TASK DESCRIPTION: Set the listing down unchanged, minus every embedded image.

INFORMATION PROVIDED:
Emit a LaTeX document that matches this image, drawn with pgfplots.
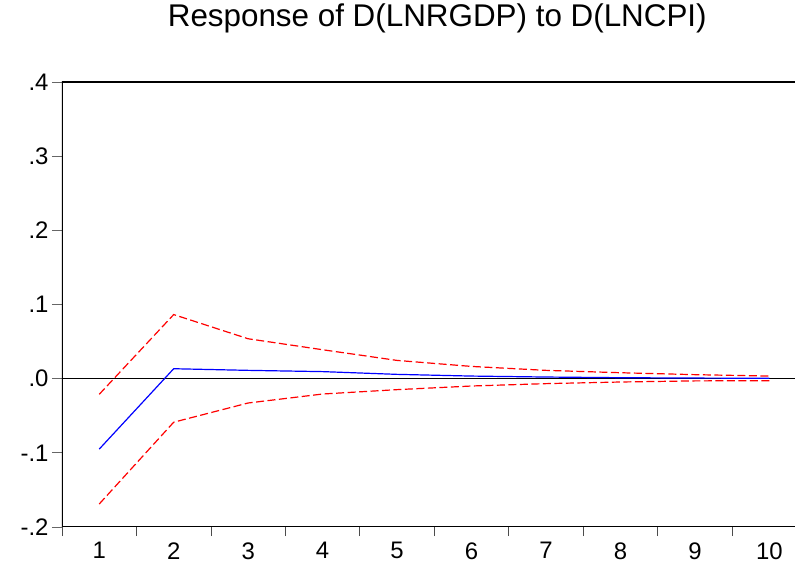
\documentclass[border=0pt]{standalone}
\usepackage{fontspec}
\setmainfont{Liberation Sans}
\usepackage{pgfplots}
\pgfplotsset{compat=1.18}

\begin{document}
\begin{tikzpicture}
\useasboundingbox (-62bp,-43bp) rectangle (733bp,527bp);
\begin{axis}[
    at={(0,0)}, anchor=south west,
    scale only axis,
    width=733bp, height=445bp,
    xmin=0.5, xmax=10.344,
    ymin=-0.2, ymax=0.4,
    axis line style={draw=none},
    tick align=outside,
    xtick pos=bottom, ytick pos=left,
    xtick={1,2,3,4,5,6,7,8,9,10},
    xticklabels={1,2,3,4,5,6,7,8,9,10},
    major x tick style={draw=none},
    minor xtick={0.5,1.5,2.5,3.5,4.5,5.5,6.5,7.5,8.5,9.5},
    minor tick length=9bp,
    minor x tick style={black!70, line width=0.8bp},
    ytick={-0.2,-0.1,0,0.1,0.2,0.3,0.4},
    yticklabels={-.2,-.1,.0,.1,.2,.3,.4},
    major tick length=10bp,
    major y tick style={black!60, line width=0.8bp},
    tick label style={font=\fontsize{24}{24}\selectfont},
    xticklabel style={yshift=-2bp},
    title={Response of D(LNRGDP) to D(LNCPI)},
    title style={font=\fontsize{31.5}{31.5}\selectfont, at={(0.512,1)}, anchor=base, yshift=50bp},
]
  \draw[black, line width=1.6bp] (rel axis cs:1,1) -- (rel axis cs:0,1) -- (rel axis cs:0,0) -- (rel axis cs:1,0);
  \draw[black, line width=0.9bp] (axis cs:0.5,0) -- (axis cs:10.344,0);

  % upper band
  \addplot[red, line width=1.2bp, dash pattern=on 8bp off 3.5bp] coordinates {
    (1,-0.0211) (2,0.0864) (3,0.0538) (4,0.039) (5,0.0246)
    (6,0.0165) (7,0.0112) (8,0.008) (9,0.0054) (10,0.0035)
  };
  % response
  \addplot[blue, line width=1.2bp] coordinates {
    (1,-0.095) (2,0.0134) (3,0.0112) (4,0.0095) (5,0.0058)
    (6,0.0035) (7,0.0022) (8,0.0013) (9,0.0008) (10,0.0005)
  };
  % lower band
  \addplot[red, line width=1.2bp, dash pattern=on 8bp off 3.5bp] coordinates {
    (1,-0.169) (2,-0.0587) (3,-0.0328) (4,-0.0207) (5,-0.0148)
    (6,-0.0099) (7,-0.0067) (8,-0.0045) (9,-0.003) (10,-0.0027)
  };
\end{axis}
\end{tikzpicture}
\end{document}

FINAL RESULT:
Emit a LaTeX document that matches this image, drawn with pgfplots.
\documentclass[border=0pt]{standalone}
\usepackage{fontspec}
\setmainfont{Liberation Sans}
\usepackage{pgfplots}
\pgfplotsset{compat=1.18}

\begin{document}
\begin{tikzpicture}
\useasboundingbox (-62bp,-43bp) rectangle (733bp,527bp);
\begin{axis}[
    at={(0,0)}, anchor=south west,
    scale only axis,
    width=733bp, height=445bp,
    xmin=0.5, xmax=10.344,
    ymin=-0.2, ymax=0.4,
    axis line style={draw=none},
    tick align=outside,
    xtick pos=bottom, ytick pos=left,
    xtick={1,2,3,4,5,6,7,8,9,10},
    xticklabels={1,2,3,4,5,6,7,8,9,10},
    major x tick style={draw=none},
    minor xtick={0.5,1.5,2.5,3.5,4.5,5.5,6.5,7.5,8.5,9.5},
    minor tick length=9bp,
    minor x tick style={black!70, line width=0.8bp},
    ytick={-0.2,-0.1,0,0.1,0.2,0.3,0.4},
    yticklabels={-.2,-.1,.0,.1,.2,.3,.4},
    major tick length=10bp,
    major y tick style={black!60, line width=0.8bp},
    tick label style={font=\fontsize{24}{24}\selectfont},
    xticklabel style={yshift=-2bp},
    title={Response of D(LNRGDP) to D(LNCPI)},
    title style={font=\fontsize{31.5}{31.5}\selectfont, at={(0.512,1)}, anchor=base, yshift=50bp},
]
  \draw[black, line width=1.6bp] (rel axis cs:1,1) -- (rel axis cs:0,1) -- (rel axis cs:0,0) -- (rel axis cs:1,0);
  \draw[black, line width=0.9bp] (axis cs:0.5,0) -- (axis cs:10.344,0);

  % upper band
  \addplot[red, line width=1.2bp, dash pattern=on 8bp off 3.5bp] coordinates {
    (1,-0.0211) (2,0.0864) (3,0.0538) (4,0.039) (5,0.0246)
    (6,0.0165) (7,0.0112) (8,0.008) (9,0.0054) (10,0.0035)
  };
  % response
  \addplot[blue, line width=1.2bp] coordinates {
    (1,-0.095) (2,0.0134) (3,0.0112) (4,0.0095) (5,0.0058)
    (6,0.0035) (7,0.0022) (8,0.0013) (9,0.0008) (10,0.0005)
  };
  % lower band
  \addplot[red, line width=1.2bp, dash pattern=on 8bp off 3.5bp] coordinates {
    (1,-0.169) (2,-0.0587) (3,-0.0328) (4,-0.0207) (5,-0.0148)
    (6,-0.0099) (7,-0.0067) (8,-0.0045) (9,-0.003) (10,-0.0027)
  };
\end{axis}
\end{tikzpicture}
\end{document}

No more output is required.